The author points out that during the Battle of Britain the Hurricane was just a little bit slower and had a little bit less rate of climb then the versions of Spit and Bf109 than the contemporary versions of the Bf and Spit. IIRC where it did fall off was at higher altitudes where it’s turning radius, among other things degraded. But German bombers formations I believe usually came in at less than 20,000ft. Unlike the Americans over Europe two years later.
Unlike the Bf 109 and Spit, no more significant performance improvements could be wrung out of the Hurricane design, the next generation Hurricane-equivalent being the Hawker Typhoon. Structural problems (the tail would sometimes come off in a dive) delaying the deployment of that aircraft.
Generally overlooked is that the excellent low-altitude flight characteristics of the Hurricane lent itself to ground-attack missions, cannon and bomb-armed Hurricanes performing well in that role in North Africa against Rommel. In fact I think I recall the use of wings with interchangeable armament attachment points was pioneered in the Hurricane Mark II. Likewise, by the summer of ‘44 the Typhoon became the pre-eminent British fighter-bomber.
And hanging thinner Spitfire-type elliptical wings on a Typhoon produced the Hawker Tempest, one of the very best fighters of the war.

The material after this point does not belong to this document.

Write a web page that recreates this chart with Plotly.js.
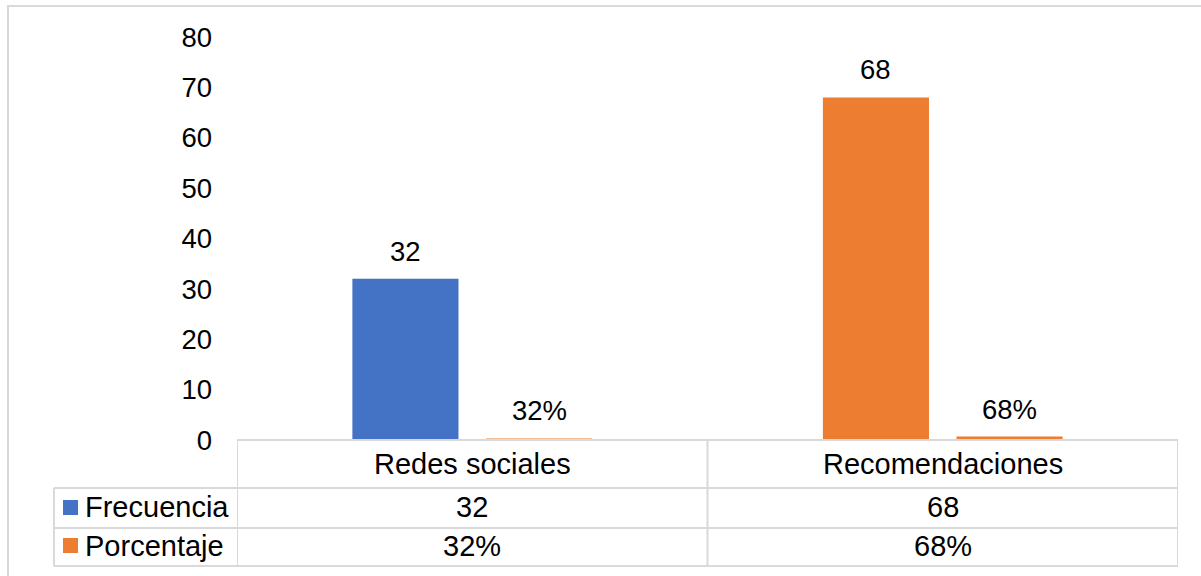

What really interests me though is Northern France 41’ -‘42, where the qualitative superiority of both the Bf109F and the FW 190 resulted in the Spitfire getting hammered, for a whole year and a half. This gave rise to a number of Spitfire variants, including a clipped-wing low altitude version that could equal the FW190’s excellent rate of roll.
A puzzle though that the Brits were so far behind in the development of workable drop tanks.